**Stored data**
+++

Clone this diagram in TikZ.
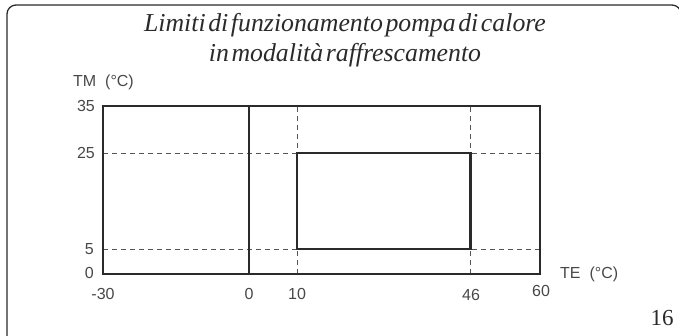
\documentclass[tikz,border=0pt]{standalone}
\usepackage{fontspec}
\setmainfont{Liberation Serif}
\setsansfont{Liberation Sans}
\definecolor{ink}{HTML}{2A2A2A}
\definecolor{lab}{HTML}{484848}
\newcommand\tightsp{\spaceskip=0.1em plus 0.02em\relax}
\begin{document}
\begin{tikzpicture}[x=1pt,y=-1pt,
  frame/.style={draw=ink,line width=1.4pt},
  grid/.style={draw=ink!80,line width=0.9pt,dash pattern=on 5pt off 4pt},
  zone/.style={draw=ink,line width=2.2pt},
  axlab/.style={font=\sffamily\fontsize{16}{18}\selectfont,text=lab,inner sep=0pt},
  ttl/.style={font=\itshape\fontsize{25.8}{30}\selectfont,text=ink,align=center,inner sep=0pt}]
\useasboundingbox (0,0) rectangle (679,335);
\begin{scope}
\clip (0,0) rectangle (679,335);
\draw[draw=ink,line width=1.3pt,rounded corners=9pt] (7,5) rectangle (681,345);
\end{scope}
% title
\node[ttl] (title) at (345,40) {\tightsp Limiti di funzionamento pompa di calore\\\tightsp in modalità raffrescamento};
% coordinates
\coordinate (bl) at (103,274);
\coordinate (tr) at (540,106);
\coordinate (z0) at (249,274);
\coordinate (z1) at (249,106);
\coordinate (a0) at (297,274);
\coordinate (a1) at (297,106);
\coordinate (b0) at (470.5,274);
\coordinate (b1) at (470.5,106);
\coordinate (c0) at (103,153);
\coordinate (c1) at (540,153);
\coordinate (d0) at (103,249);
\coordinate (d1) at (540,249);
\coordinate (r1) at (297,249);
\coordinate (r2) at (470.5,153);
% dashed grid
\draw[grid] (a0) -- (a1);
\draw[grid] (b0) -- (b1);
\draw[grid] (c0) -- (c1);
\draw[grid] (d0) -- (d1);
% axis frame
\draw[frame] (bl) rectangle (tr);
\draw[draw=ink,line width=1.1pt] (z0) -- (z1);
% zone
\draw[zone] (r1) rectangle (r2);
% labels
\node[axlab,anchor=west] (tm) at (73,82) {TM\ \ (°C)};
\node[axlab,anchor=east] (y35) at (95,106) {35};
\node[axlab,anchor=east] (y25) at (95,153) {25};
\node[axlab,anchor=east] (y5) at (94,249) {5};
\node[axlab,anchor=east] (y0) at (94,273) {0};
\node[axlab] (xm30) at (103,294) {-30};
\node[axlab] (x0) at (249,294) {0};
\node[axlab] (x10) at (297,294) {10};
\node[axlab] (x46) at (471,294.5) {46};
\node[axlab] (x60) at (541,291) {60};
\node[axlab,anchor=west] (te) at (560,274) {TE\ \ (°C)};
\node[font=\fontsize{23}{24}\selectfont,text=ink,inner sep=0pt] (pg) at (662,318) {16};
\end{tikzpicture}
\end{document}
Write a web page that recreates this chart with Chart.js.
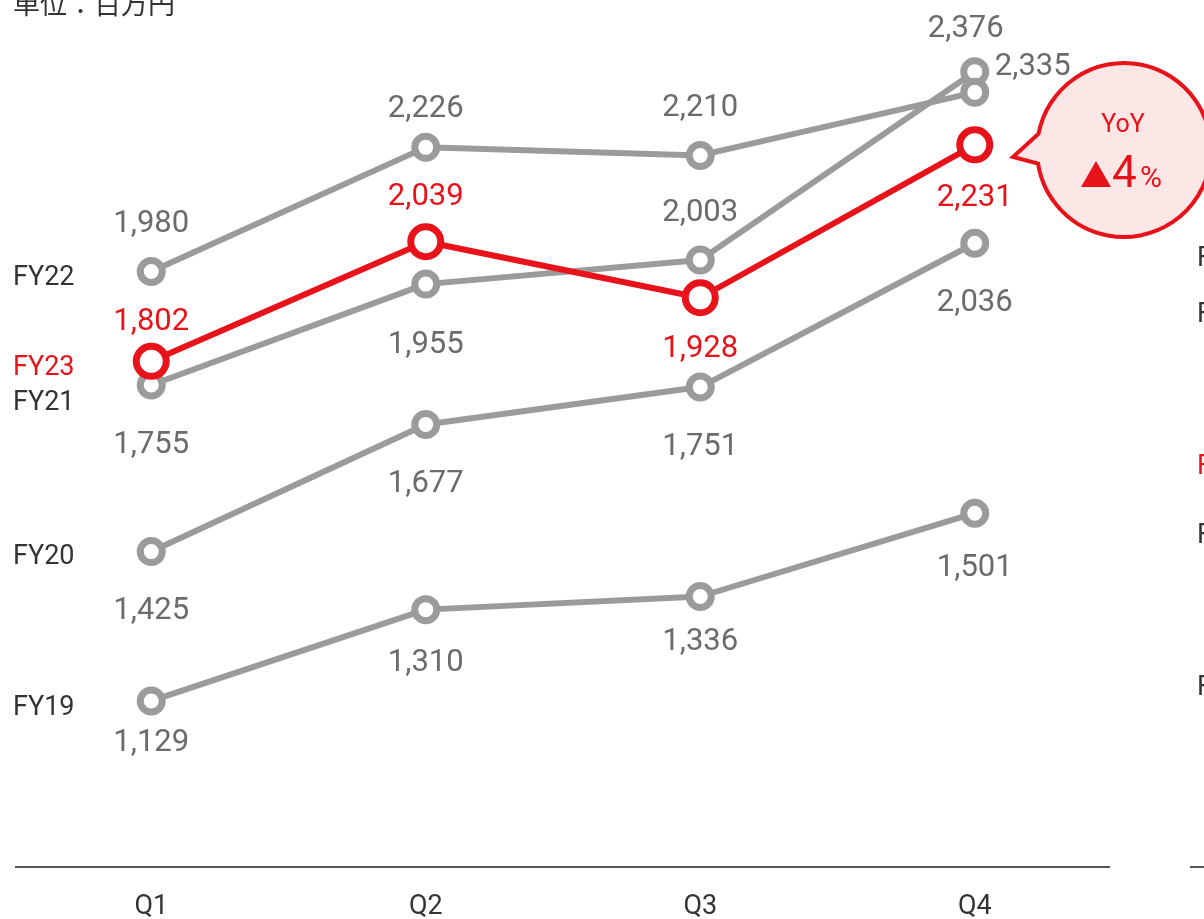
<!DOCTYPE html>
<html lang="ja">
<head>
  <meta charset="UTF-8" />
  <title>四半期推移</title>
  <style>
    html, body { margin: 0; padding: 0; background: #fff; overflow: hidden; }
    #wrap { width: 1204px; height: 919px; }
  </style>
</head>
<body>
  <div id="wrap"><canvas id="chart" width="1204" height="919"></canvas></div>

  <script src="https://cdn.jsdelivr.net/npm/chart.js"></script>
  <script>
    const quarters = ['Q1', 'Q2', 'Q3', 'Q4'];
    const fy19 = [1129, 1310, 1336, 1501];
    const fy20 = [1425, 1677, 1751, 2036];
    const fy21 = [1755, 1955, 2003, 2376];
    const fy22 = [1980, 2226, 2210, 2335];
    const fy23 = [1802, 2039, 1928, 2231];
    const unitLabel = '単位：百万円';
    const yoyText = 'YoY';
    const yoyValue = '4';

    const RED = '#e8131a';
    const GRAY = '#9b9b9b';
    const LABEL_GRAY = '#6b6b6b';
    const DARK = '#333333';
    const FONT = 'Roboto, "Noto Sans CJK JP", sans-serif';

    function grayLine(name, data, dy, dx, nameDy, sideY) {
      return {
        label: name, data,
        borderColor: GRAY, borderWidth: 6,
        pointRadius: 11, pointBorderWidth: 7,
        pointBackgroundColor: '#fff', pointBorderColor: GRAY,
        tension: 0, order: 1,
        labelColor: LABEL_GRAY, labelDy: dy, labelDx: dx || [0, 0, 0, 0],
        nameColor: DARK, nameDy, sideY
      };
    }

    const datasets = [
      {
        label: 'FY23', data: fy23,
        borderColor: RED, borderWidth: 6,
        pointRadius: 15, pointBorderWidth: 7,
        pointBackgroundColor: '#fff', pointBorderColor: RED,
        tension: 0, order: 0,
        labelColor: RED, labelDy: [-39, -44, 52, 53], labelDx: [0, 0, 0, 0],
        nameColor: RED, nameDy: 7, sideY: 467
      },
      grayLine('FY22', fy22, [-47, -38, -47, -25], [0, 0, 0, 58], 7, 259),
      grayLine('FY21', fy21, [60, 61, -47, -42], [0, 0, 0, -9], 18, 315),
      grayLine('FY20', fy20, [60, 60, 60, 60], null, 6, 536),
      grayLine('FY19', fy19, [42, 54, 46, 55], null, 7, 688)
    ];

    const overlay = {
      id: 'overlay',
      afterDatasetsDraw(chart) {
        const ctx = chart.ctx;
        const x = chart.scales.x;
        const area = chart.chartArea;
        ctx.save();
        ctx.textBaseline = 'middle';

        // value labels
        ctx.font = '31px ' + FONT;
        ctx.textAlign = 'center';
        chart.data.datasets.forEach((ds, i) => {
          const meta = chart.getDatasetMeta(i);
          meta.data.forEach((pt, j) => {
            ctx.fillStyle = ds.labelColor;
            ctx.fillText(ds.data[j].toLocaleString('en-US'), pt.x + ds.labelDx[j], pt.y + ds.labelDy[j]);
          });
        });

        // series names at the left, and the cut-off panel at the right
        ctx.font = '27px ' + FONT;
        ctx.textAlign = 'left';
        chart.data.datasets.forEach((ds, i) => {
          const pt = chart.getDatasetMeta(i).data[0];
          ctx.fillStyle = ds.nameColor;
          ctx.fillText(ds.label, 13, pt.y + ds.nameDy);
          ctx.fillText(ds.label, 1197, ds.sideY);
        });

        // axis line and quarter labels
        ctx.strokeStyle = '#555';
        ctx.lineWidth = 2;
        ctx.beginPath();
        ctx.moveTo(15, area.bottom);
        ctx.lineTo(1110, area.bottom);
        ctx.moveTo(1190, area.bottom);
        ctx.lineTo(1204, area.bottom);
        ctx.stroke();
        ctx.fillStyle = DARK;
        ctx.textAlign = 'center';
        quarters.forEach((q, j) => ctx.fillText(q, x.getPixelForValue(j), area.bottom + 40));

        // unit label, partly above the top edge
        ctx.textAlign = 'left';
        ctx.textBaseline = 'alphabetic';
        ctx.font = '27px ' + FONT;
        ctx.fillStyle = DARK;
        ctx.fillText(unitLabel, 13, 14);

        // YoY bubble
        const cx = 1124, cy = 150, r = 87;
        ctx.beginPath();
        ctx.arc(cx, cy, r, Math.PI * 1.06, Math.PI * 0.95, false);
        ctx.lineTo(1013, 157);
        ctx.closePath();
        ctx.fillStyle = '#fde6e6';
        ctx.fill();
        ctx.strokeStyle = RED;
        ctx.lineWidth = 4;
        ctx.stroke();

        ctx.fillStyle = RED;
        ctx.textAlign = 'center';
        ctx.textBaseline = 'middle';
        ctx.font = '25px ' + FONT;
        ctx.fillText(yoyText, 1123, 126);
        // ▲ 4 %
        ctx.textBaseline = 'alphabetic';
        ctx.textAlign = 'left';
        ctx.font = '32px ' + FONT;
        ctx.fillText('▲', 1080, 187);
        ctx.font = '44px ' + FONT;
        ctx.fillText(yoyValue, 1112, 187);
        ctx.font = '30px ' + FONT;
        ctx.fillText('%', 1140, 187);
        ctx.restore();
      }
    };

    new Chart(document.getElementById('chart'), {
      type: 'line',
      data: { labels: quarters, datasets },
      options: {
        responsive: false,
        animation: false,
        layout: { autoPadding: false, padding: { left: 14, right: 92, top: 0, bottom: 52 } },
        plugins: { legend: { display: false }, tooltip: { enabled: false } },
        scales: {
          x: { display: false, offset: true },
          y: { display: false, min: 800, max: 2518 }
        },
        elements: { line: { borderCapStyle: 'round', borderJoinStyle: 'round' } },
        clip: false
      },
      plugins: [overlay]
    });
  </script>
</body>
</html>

+++

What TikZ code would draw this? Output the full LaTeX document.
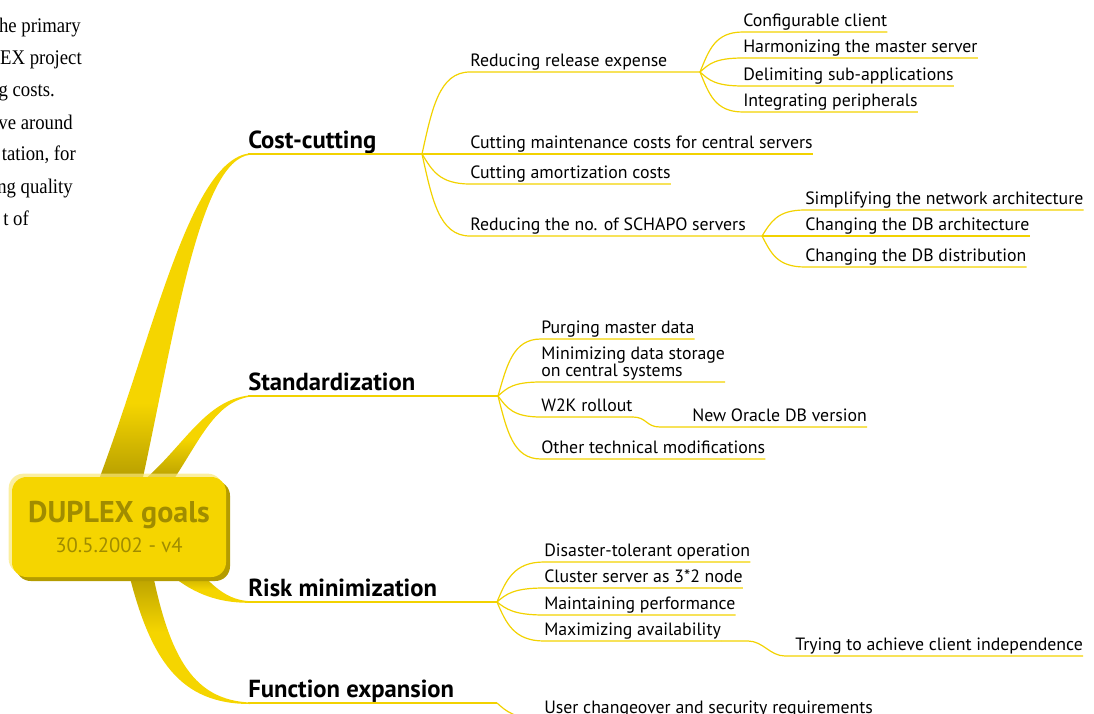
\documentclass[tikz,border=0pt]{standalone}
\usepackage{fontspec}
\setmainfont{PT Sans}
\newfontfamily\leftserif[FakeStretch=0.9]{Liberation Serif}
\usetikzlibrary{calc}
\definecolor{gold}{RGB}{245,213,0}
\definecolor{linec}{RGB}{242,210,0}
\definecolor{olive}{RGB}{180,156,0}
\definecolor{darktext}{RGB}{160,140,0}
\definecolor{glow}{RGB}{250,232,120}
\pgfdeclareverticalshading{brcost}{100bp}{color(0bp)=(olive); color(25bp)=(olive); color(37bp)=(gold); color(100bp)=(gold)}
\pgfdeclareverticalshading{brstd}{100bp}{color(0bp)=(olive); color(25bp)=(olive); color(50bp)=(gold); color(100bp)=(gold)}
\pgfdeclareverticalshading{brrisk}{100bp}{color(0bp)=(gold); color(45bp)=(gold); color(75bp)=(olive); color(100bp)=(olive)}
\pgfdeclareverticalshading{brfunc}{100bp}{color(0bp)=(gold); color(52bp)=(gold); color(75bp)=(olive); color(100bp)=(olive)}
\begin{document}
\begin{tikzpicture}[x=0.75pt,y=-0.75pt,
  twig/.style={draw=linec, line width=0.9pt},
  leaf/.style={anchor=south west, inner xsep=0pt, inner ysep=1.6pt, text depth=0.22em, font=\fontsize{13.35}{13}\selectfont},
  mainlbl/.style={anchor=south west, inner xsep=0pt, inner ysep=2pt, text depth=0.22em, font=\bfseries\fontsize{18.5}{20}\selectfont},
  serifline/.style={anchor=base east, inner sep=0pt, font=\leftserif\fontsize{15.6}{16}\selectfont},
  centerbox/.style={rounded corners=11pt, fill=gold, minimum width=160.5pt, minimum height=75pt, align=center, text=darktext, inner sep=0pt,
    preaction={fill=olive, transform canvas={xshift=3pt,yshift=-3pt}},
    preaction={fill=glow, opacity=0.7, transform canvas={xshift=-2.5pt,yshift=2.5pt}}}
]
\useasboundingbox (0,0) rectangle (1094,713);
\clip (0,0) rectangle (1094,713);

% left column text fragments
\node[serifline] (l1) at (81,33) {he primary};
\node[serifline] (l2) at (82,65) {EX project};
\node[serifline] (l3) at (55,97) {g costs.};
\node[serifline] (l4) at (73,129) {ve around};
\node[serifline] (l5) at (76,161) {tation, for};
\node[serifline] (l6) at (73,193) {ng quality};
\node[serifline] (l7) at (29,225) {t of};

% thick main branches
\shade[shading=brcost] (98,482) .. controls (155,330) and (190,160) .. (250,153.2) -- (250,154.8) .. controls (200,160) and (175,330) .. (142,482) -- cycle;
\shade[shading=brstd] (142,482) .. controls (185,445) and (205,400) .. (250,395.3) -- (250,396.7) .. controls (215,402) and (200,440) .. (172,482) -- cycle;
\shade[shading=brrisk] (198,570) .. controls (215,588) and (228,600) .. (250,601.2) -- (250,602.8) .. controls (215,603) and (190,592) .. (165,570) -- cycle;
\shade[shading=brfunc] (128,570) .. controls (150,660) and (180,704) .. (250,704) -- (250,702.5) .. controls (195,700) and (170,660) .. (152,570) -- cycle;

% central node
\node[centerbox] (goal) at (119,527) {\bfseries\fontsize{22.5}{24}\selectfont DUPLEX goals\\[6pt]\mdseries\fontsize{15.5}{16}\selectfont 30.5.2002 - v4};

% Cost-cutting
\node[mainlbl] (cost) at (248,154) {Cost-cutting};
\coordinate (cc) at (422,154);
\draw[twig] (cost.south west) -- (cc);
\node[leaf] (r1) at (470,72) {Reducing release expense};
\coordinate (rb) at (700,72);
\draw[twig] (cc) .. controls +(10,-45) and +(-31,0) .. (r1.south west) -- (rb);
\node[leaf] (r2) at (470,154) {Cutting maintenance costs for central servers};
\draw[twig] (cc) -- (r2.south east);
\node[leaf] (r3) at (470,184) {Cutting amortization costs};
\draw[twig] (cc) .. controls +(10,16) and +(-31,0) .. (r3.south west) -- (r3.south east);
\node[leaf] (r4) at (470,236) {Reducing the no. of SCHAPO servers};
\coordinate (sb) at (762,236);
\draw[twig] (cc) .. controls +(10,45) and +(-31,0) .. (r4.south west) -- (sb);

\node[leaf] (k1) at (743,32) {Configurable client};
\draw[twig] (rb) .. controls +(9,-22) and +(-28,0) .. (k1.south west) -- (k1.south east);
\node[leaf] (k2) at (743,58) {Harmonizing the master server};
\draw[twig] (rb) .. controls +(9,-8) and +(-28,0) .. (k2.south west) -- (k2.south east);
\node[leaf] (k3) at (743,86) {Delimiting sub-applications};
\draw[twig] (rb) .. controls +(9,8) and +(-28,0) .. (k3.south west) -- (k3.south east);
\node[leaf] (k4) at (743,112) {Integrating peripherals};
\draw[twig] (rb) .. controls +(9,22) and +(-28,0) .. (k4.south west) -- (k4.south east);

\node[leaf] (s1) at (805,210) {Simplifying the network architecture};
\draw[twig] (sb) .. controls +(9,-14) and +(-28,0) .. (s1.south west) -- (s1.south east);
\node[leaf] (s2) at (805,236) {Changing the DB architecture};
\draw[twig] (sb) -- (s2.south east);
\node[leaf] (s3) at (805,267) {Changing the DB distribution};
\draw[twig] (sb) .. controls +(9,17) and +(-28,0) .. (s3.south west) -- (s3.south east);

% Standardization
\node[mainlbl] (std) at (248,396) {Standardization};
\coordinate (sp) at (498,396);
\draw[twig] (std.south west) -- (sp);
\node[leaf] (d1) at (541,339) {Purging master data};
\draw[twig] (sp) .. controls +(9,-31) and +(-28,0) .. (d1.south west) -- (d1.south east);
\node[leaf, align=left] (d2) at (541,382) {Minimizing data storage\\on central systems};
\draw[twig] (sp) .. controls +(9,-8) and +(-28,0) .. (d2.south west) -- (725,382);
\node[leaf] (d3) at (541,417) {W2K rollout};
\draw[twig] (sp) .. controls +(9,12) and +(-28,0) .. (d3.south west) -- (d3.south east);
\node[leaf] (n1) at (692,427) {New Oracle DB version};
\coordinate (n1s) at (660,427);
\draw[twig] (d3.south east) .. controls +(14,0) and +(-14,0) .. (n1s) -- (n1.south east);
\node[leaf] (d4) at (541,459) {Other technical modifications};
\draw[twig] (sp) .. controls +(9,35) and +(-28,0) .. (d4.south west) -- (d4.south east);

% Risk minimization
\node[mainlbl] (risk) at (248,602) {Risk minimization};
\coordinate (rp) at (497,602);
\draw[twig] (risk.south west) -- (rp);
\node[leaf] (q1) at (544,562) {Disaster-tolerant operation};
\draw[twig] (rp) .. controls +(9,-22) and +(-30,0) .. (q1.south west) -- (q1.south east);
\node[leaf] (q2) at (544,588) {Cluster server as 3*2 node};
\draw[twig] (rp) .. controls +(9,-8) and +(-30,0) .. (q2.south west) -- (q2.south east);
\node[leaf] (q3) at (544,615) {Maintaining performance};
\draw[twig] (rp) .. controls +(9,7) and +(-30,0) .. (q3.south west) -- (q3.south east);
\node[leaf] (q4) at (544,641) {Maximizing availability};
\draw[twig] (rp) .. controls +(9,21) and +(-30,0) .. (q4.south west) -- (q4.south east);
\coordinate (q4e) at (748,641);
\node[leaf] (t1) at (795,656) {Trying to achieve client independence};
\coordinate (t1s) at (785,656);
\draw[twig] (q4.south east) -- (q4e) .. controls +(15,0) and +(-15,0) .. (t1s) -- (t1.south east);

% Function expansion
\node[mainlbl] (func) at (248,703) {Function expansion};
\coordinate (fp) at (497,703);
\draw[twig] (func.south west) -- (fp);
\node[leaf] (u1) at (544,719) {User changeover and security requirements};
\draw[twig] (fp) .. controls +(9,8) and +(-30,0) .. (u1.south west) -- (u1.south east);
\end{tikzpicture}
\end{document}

+++

**Given exercise**
Your task is to reproduce only the lines from the one with "Write a web" through the one with "const yoyValue = '4';", keeping both ends. Skip every picture.

**Worked answer**
Write a web page that recreates this chart with Chart.js.
<!DOCTYPE html>
<html lang="ja">
<head>
  <meta charset="UTF-8" />
  <title>四半期推移</title>
  <style>
    html, body { margin: 0; padding: 0; background: #fff; overflow: hidden; }
    #wrap { width: 1204px; height: 919px; }
  </style>
</head>
<body>
  <div id="wrap"><canvas id="chart" width="1204" height="919"></canvas></div>

  <script src="https://cdn.jsdelivr.net/npm/chart.js"></script>
  <script>
    const quarters = ['Q1', 'Q2', 'Q3', 'Q4'];
    const fy19 = [1129, 1310, 1336, 1501];
    const fy20 = [1425, 1677, 1751, 2036];
    const fy21 = [1755, 1955, 2003, 2376];
    const fy22 = [1980, 2226, 2210, 2335];
    const fy23 = [1802, 2039, 1928, 2231];
    const unitLabel = '単位：百万円';
    const yoyText = 'YoY';
    const yoyValue = '4';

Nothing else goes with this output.